Records from a dataset
-- start --

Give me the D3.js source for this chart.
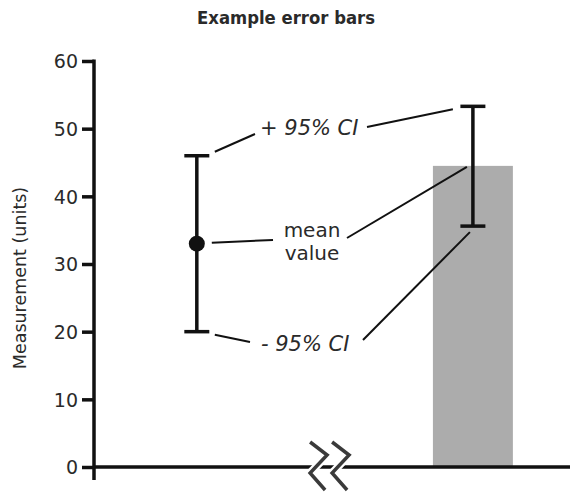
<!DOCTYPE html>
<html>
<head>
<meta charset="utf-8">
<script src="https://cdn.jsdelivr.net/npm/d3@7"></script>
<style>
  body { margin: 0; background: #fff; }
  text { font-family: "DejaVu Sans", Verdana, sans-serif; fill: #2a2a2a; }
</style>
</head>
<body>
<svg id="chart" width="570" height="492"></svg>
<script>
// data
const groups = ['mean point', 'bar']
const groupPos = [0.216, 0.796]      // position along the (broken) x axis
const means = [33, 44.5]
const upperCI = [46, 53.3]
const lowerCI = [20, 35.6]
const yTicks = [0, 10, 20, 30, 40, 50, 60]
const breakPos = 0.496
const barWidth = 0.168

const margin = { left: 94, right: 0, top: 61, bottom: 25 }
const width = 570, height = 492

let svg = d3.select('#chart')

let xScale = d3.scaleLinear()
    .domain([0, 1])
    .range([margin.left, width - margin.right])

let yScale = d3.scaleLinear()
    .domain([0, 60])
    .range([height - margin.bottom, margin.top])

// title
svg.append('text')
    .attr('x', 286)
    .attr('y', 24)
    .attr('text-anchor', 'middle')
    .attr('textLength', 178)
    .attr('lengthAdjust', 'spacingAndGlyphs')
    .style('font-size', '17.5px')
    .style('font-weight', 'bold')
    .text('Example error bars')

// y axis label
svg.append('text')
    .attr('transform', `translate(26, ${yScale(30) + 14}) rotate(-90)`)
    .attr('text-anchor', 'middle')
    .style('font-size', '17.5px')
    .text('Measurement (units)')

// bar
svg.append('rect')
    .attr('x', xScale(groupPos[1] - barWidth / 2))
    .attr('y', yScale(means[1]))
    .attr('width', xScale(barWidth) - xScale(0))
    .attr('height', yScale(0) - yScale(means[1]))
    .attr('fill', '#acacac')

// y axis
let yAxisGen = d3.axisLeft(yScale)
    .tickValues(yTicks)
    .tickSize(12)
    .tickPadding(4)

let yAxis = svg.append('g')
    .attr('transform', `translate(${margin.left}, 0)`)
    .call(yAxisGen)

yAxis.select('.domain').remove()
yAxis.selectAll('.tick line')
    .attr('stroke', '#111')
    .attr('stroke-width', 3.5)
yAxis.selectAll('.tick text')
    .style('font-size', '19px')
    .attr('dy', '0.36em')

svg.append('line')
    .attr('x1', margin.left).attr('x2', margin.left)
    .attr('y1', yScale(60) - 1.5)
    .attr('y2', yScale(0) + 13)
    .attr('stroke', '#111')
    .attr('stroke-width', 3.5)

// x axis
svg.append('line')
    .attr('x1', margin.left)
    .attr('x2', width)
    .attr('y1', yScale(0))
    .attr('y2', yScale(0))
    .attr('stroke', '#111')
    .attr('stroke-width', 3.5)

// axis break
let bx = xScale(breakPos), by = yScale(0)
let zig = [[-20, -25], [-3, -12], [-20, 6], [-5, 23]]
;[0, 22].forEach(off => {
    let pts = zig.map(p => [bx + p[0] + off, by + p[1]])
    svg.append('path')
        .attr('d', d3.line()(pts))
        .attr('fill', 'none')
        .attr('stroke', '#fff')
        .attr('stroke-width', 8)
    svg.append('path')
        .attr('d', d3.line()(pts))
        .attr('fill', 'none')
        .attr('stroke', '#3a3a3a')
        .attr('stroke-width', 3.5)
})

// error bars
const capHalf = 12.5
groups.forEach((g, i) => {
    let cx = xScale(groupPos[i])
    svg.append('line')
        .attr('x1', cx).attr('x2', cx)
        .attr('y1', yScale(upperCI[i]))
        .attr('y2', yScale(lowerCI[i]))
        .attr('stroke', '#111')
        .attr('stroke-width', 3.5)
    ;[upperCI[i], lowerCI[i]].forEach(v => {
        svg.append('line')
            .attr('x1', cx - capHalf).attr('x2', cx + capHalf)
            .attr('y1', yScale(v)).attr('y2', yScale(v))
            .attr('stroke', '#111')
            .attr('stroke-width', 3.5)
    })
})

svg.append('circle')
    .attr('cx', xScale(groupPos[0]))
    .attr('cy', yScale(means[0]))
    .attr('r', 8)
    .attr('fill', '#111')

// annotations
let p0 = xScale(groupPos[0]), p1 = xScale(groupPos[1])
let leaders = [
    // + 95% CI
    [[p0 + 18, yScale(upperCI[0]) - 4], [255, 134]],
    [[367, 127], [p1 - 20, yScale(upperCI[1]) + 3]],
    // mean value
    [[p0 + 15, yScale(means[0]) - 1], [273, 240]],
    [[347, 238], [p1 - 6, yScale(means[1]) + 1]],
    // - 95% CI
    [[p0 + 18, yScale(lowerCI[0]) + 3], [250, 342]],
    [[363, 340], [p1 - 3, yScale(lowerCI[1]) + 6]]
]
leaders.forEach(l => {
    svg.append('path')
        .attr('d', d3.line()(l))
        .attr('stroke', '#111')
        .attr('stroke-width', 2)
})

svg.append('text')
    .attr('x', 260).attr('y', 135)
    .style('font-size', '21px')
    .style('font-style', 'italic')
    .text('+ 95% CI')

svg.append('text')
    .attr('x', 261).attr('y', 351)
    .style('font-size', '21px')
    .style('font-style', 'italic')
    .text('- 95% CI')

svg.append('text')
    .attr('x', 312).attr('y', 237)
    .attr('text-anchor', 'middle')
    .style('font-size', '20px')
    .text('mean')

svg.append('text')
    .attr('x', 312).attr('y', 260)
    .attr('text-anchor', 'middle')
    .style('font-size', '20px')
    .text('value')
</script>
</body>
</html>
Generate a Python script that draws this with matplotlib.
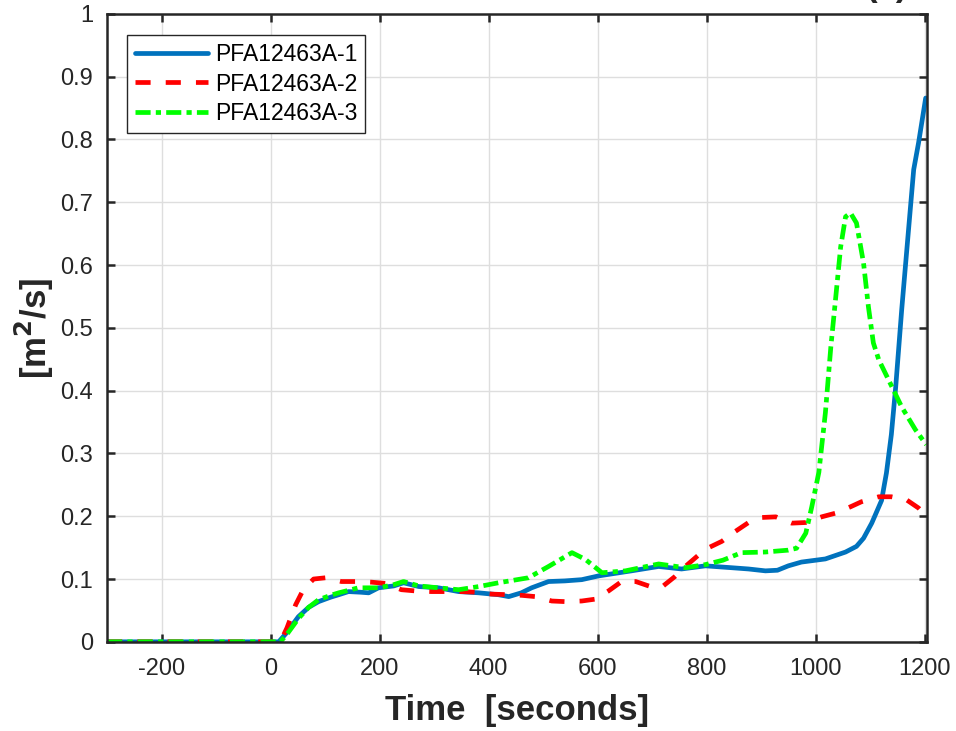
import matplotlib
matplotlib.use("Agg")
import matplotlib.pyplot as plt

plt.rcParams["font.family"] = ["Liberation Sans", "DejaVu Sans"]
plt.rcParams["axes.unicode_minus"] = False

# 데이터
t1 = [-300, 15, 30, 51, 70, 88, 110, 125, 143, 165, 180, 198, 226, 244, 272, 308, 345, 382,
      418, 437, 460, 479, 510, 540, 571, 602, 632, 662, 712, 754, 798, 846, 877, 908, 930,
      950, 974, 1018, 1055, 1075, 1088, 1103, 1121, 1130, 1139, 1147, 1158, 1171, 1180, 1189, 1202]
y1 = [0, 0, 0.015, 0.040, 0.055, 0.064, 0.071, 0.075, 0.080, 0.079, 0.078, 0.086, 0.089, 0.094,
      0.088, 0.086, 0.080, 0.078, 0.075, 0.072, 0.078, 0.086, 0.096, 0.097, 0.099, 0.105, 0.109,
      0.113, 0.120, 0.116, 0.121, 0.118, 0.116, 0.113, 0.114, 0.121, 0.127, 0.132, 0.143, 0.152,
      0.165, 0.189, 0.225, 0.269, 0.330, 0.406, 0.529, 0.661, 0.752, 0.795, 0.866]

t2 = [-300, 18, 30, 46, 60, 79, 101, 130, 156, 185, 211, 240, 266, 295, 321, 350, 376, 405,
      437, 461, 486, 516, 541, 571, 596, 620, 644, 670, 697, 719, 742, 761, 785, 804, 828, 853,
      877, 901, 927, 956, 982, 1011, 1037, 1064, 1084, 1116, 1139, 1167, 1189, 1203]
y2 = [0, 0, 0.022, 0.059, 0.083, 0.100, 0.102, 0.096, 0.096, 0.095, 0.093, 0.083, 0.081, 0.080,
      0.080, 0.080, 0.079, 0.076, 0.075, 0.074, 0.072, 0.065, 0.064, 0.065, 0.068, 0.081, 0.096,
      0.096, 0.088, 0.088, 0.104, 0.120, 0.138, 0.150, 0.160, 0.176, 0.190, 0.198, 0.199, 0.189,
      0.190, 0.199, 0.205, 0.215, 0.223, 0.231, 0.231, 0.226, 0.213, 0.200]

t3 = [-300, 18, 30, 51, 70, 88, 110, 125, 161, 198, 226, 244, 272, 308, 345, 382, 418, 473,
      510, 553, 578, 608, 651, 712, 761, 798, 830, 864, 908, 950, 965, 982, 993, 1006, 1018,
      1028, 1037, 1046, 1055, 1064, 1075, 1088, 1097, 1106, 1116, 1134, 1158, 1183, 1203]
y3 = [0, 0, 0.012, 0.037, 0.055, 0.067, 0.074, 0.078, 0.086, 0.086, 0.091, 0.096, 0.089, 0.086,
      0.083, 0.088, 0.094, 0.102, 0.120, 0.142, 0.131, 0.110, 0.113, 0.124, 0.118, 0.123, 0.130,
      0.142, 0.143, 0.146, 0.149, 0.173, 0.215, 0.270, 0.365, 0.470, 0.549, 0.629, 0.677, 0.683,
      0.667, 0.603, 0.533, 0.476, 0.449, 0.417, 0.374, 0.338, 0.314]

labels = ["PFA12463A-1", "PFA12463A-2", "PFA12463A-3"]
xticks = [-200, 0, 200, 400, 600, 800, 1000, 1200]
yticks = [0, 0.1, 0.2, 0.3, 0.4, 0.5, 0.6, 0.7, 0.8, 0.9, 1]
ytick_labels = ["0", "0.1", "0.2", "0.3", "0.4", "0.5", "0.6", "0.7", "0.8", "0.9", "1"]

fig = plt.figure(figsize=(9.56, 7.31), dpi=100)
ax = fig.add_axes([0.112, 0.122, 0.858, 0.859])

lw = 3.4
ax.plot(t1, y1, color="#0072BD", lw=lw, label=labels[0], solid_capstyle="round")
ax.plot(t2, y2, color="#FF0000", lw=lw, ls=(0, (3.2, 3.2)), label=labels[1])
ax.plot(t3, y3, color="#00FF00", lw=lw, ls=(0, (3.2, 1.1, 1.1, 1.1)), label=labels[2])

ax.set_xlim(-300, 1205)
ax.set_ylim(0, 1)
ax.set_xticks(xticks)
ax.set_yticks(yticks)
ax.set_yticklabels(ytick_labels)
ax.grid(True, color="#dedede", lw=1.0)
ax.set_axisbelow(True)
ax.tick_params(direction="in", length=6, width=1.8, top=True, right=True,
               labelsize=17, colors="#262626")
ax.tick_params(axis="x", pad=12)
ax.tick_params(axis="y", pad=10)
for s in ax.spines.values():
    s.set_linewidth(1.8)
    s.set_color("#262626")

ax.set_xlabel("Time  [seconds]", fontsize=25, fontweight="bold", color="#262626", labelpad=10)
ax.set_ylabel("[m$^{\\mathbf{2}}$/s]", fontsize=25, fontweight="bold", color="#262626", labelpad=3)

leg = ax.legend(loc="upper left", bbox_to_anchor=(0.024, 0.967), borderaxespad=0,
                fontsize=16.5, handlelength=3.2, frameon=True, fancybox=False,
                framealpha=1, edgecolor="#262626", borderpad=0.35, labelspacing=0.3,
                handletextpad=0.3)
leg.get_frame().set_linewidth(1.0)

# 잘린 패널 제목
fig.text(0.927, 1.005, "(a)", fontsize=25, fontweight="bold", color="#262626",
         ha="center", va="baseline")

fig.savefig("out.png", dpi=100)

-- end --

▶ _Stated problem_: Where a line in the entries holds the word "chart", copy that line.

▶ _Solution below_:
Give me the D3.js source for this chart.
<svg id="chart" width="570" height="492"></svg>
let svg = d3.select('#chart')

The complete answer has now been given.